You do not need a full shutdown of the Strait of Hormuz for oil to move hard. Even the fear of disruption can push prices higher. If supply is expected to drop by around 15% to 20%, oil does not sit still. It moves fast. That is why many traders are already looking at $100 as a base and $120 or more as a real possibility if things escalate.

The key point here is that oil is not just another asset. It is tied to everything. When oil goes up, transport costs go up. When transport costs go up, goods become more expensive. That feeds into inflation. Once inflation starts rising again, central banks cannot relax. They delay rate cuts or even tighten policy further. That is where the pressure on risk assets begins.

This is where BTC comes in. A lot of people like to say BTC is a hedge or digital gold. That idea works in the long term but in the short term it behaves very differently. When liquidity tightens, BTC does not act like a safe place. It acts like a risk asset.

So if oil spikes to $120, the chain reaction is clear. Oil up means inflation up. Inflation up means interest rates stay high for longer. When rates stay high, liquidity in the system drops. When liquidity drops, assets like BTC usually struggle.

We have seen similar patterns before. During past oil shocks, markets did not wait for full damage before reacting. The move starts with expectations. As soon as traders believe supply will be tight, oil prices jump. That jump feeds into inflation forecasts. Then bond yields start rising. Once yields rise, money moves out of risk assets.

BTC has followed this pattern more than once.

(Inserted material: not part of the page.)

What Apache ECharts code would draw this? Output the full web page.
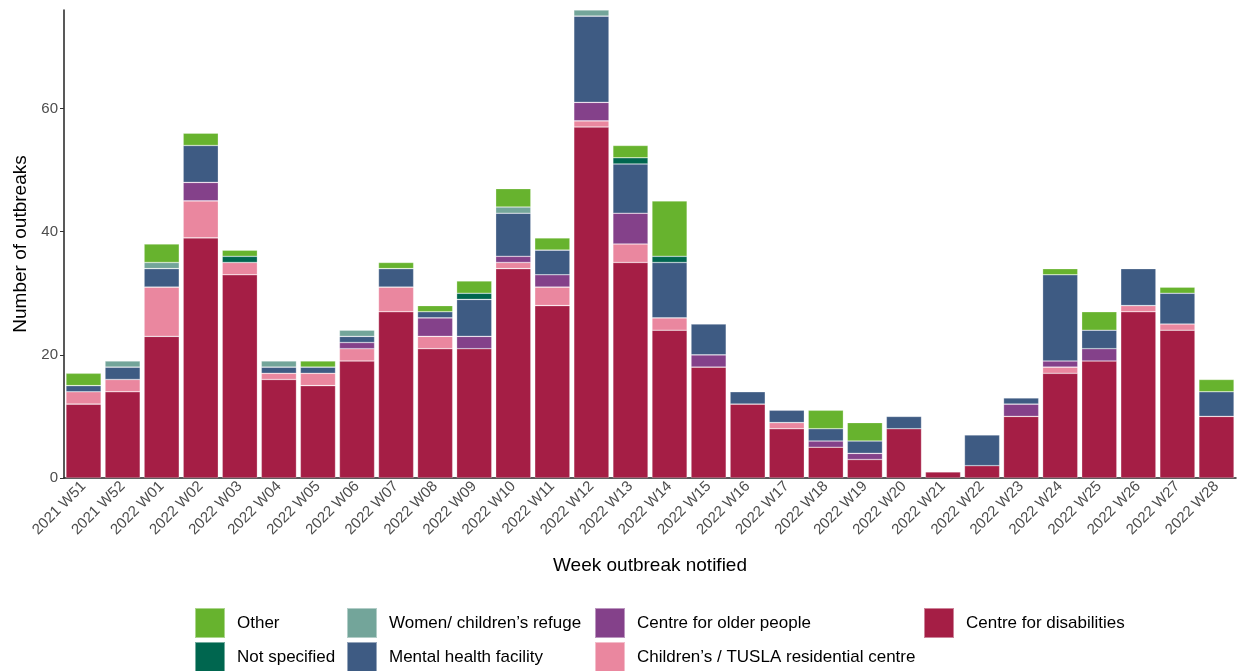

During sudden macro stress, it tends to drop first. Not because the network is weak but because large investors move their money to safer positions. Cash, commodities, and short term instruments become more attractive during uncertainty.

There is also a timing factor most people miss. BTC does not usually react first. Oil moves first. Then bonds move. Then BTC follows. If you are watching BTC alone, you are already late. The signal is in the oil market.

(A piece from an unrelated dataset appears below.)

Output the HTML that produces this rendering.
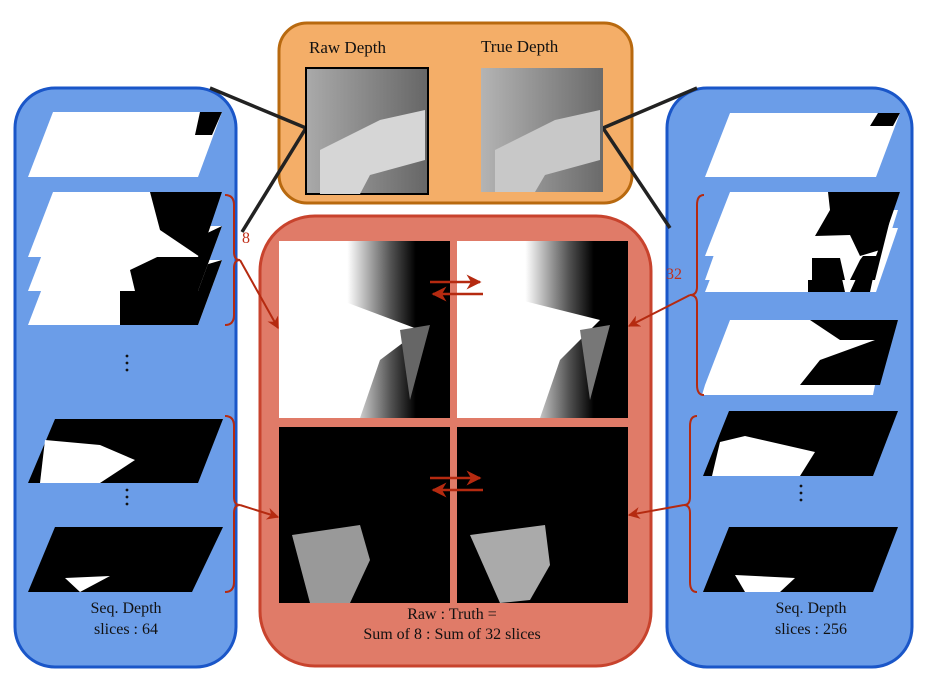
<!DOCTYPE html>
<html><head><meta charset="utf-8"><style>
html,body{margin:0;padding:0;background:#fff;width:925px;height:676px;overflow:hidden}
text{font-family:"Liberation Serif",serif;fill:#111}
</style></head><body>
<svg width="925" height="676" viewBox="0 0 925 676" xmlns="http://www.w3.org/2000/svg">
<defs>
<linearGradient id="g1" x1="0" y1="0" x2="1" y2="0"><stop offset="0" stop-color="#aaa"/><stop offset="1" stop-color="#666"/></linearGradient>
<linearGradient id="g2" x1="0" y1="0" x2="1" y2="0"><stop offset="0" stop-color="#b4b4b4"/><stop offset="1" stop-color="#6a6a6a"/></linearGradient>
<linearGradient id="gw" x1="0" y1="0" x2="1" y2="0"><stop offset="0.4" stop-color="#fff"/><stop offset="0.65" stop-color="#555"/><stop offset="0.8" stop-color="#000"/></linearGradient>
<marker id="ar" viewBox="0 0 10 10" refX="9" refY="5" markerWidth="6" markerHeight="6" orient="auto"><path d="M0,0 L10,5 L0,10 L3,5z" fill="#b52a10"/></marker>
</defs>
<rect x="15" y="88" width="221" height="579" rx="40" fill="#6b9de8" stroke="#1a56c8" stroke-width="3"/>
<rect x="667" y="88" width="245" height="579" rx="40" fill="#6b9de8" stroke="#1a56c8" stroke-width="3"/>
<rect x="279" y="23" width="353" height="180" rx="28" fill="#f4ae68" stroke="#b8690f" stroke-width="3"/>
<rect x="260" y="216" width="391" height="450" rx="55" fill="#e07b68" stroke="#c8432d" stroke-width="3"/>
<g stroke="#222" stroke-width="3.5">
<line x1="210" y1="88" x2="306" y2="128"/><line x1="242" y1="232" x2="306" y2="128"/>
<line x1="603" y1="128" x2="697" y2="88"/><line x1="603" y1="128" x2="670" y2="228"/>
</g>
<text x="309" y="53" font-size="17">Raw Depth</text>
<text x="481" y="52" font-size="17">True Depth</text>
<rect x="306" y="68" width="122" height="126" fill="url(#g1)" stroke="#000" stroke-width="2"/>
<path d="M320 150 L380 120 L425 110 L425 160 L370 175 L360 194 L320 194Z" fill="#d6d6d6"/>
<rect x="481" y="68" width="122" height="124" fill="url(#g2)"/>
<path d="M495 150 L555 120 L600 110 L600 160 L545 175 L535 192 L495 192Z" fill="#c8c8c8"/>
<rect x="279" y="241" width="171" height="177" fill="url(#gw)"/>
<path d="M290 320 L340 300 L420 330 L380 360 L360 418 L290 418Z" fill="#fff"/>
<path d="M400 330 L430 325 L410 400 Z" fill="#666"/>
<rect x="457" y="241" width="171" height="177" fill="url(#gw)"/>
<path d="M457 320 L520 300 L600 320 L560 360 L540 418 L457 418Z" fill="#fff"/>
<path d="M580 330 L610 325 L590 400 Z" fill="#777"/>
<rect x="279" y="427" width="171" height="176" fill="#000"/>
<path d="M292 535 L360 525 L370 560 L350 603 L310 603Z" fill="#999"/>
<rect x="457" y="427" width="171" height="176" fill="#000"/>
<path d="M470 535 L545 525 L550 565 L530 600 L500 603Z" fill="#aaa"/>
<g stroke="#b52a10" stroke-width="2.5" fill="none">
<line x1="430" y1="282" x2="480" y2="282" marker-end="url(#ar)"/>
<line x1="483" y1="294" x2="433" y2="294" marker-end="url(#ar)"/>
<line x1="430" y1="478" x2="480" y2="478" marker-end="url(#ar)"/>
<line x1="483" y1="490" x2="433" y2="490" marker-end="url(#ar)"/>
</g>
<text x="452" y="619" font-size="16" text-anchor="middle">Raw : Truth =</text>
<text x="452" y="639" font-size="16" text-anchor="middle">Sum of 8 : Sum of 32 slices</text>
<g>
<polygon points="53,112 222,112 198,177 28,177" fill="#fff"/>
<polygon points="200,112 222,112 212,135 195,135" fill="#000"/>
<polygon points="53,260 222,260 198,325 28,325" fill="#fff"/><polygon points="120,290 222,260 198,325 120,325" fill="#000"/>
<polygon points="53,226 222,226 198,291 28,291" fill="#fff"/><polygon points="130,270 222,226 198,291 135,291" fill="#000"/>
<polygon points="53,192 222,192 198,257 28,257" fill="#fff"/><polygon points="150,192 222,192 200,257 160,230" fill="#000"/>
<polygon points="55,419 223,419 198,483 28,483" fill="#000"/><polygon points="40,483 45,440 100,445 135,460 100,483" fill="#fff"/>
<polygon points="55,527 223,527 192,592 28,592" fill="#000"/><polygon points="65,578 110,576 80,592" fill="#fff"/>
</g>
<g fill="#111"><circle cx="127" cy="356" r="1.4"/><circle cx="127" cy="363" r="1.4"/><circle cx="127" cy="370" r="1.4"/>
<circle cx="127" cy="490" r="1.4"/><circle cx="127" cy="497" r="1.4"/><circle cx="127" cy="504" r="1.4"/>
<circle cx="801" cy="486" r="1.4"/><circle cx="801" cy="493" r="1.4"/><circle cx="801" cy="500" r="1.4"/></g>
<text x="126" y="613" font-size="16" text-anchor="middle">Seq. Depth</text>
<text x="126" y="634" font-size="16" text-anchor="middle">slices : 64</text>
<g>
<polygon points="730,113 900,113 876,177 705,177" fill="#fff"/><polygon points="878,113 900,113 893,126 870,126" fill="#000"/>
<polygon points="730,228 898,228 876,292 705,292" fill="#fff"/><polygon points="808,270 840,270 845,292 808,292" fill="#000"/><polygon points="860,270 880,245 870,292 850,292" fill="#000"/>
<polygon points="730,210 898,210 876,280 705,280" fill="#fff"/><polygon points="812,258 840,258 845,280 812,280" fill="#000"/><polygon points="860,260 890,220 875,280 850,280" fill="#000"/>
<polygon points="730,192 900,192 876,256 705,256" fill="#fff"/><polygon points="828,192 900,192 880,250 860,256 850,235 815,236 830,210" fill="#000"/>
<polygon points="730,320 898,320 876,385 705,385" fill="#fff"/><polygon points="810,320 898,320 880,385 800,385 820,360 875,340 840,340" fill="#000"/>
<polygon points="705,385 875,385 873,395 702,395" fill="#fff"/>
<polygon points="729,411 898,411 873,476 703,476" fill="#000"/><polygon points="712,476 720,442 745,436 815,452 800,476" fill="#fff"/>
<polygon points="729,527 898,527 873,592 703,592" fill="#000"/><polygon points="735,575 795,578 780,592 745,592" fill="#fff"/>
</g>
<text x="811" y="613" font-size="16" text-anchor="middle">Seq. Depth</text>
<text x="811" y="634" font-size="16" text-anchor="middle">slices : 256</text>
<g stroke="#b52a10" stroke-width="2" fill="none">
<path d="M225,195 Q234,195 234,205 L234,252 Q234,260 240,260 Q234,260 234,268 L234,315 Q234,325 225,325"/>
<path d="M225,416 Q234,416 234,426 L234,497 Q234,505 240,505 Q234,505 234,513 L234,582 Q234,592 225,592"/>
<path d="M704,195 Q697,195 697,205 L697,287 Q697,295 690,295 Q697,295 697,303 L697,385 Q697,395 704,395"/>
<path d="M697,416 Q690,416 690,426 L690,497 Q690,505 684,505 Q690,505 690,513 L690,582 Q690,592 697,592"/>
<line x1="240" y1="260" x2="278" y2="328" marker-end="url(#ar)"/>
<line x1="240" y1="505" x2="278" y2="517" marker-end="url(#ar)"/>
<line x1="690" y1="295" x2="629" y2="326" marker-end="url(#ar)"/>
<line x1="684" y1="505" x2="629" y2="515" marker-end="url(#ar)"/>
</g>
<text x="242" y="243" font-size="16" style="fill:#c0301a">8</text>
<text x="666" y="279" font-size="16" style="fill:#c0301a">32</text>
</svg>
</body></html>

If the situation in the Strait of Hormuz gets worse and there is no quick resolution, there are a few ways this can play out. If there is a diplomatic solution, oil will likely drop back down and markets will calm. In that case BTC could move higher again as liquidity conditions improve.

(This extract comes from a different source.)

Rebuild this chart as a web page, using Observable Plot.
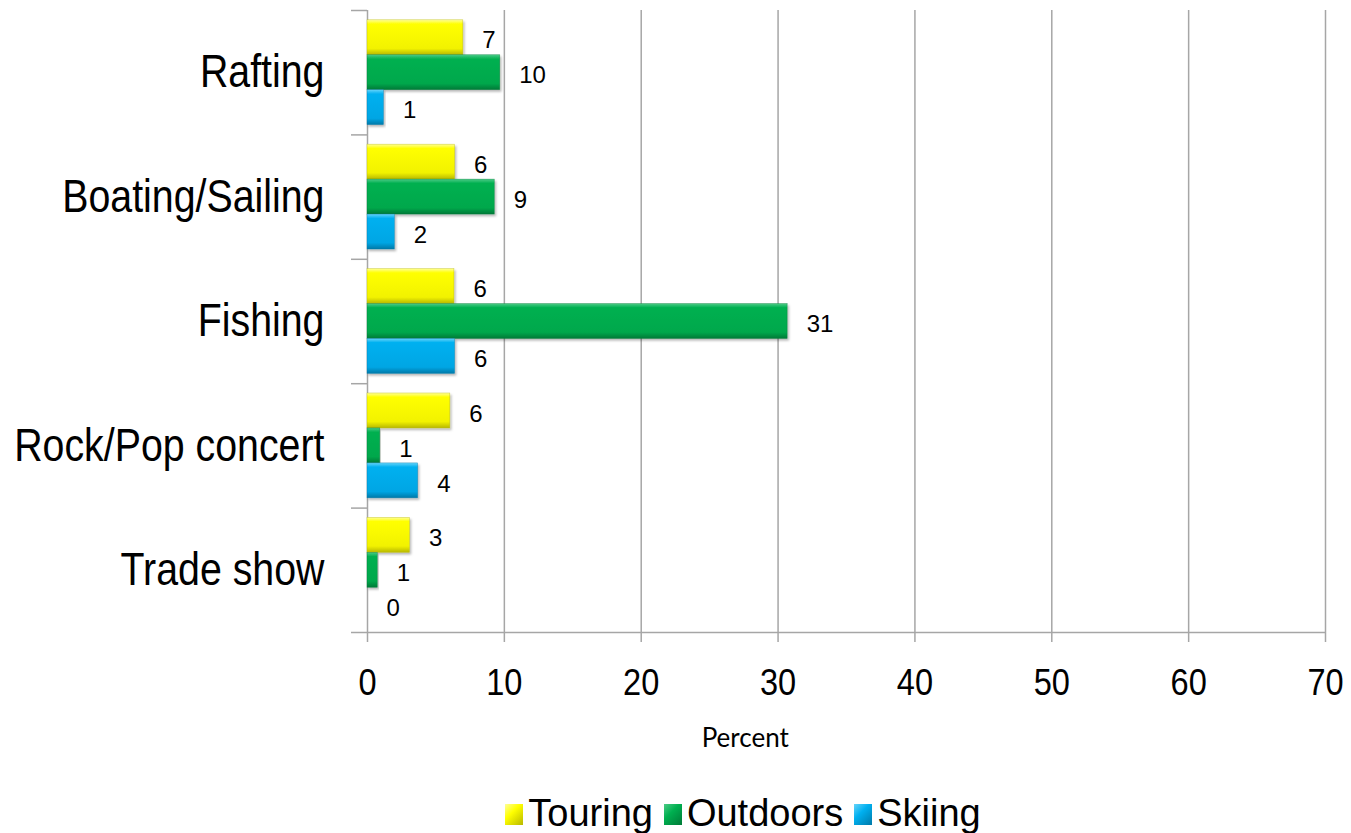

If there are limited strikes and some disruption, oil could stay between $100 and $120. That kind of environment creates uncertainty. BTC might move sideways with sharp swings as traders react to every new headline.

The worst case is a major disruption where supply is heavily affected. In that case oil can push above $120 and even higher. That would increase the risk of a global slowdown. BTC would likely drop in the short term because liquidity would tighten quickly. But later on, if central banks are forced to respond by easing policy, BTC could recover and move higher again.

There is also another layer that is easy to ignore. Energy issues can affect crypto mining. If infrastructure in key regions is damaged, it can impact mining activity and hash rate. That does not always move price immediately but it adds another level of uncertainty to the market.

At the end of the day, the main driver here is not war itself. It is liquidity. Oil is just the trigger that affects inflation and policy decisions. $BTC reacts to those conditions more than anything else.

So if oil moves toward $120, the impact on BTC is not random. It follows a clear path. Less liquidity means more pressure. And until that changes, it is hard for BTC to move freely.

This is why the Strait of Hormuz matters so much right now. It is not just a location on the map. It is a key point that connects global supply, inflation, and financial markets. If it gets disrupted, the effects will be felt everywhere.

And for $BTC , the direction will depend less on headlines and more on how oil shapes the flow of money in the system.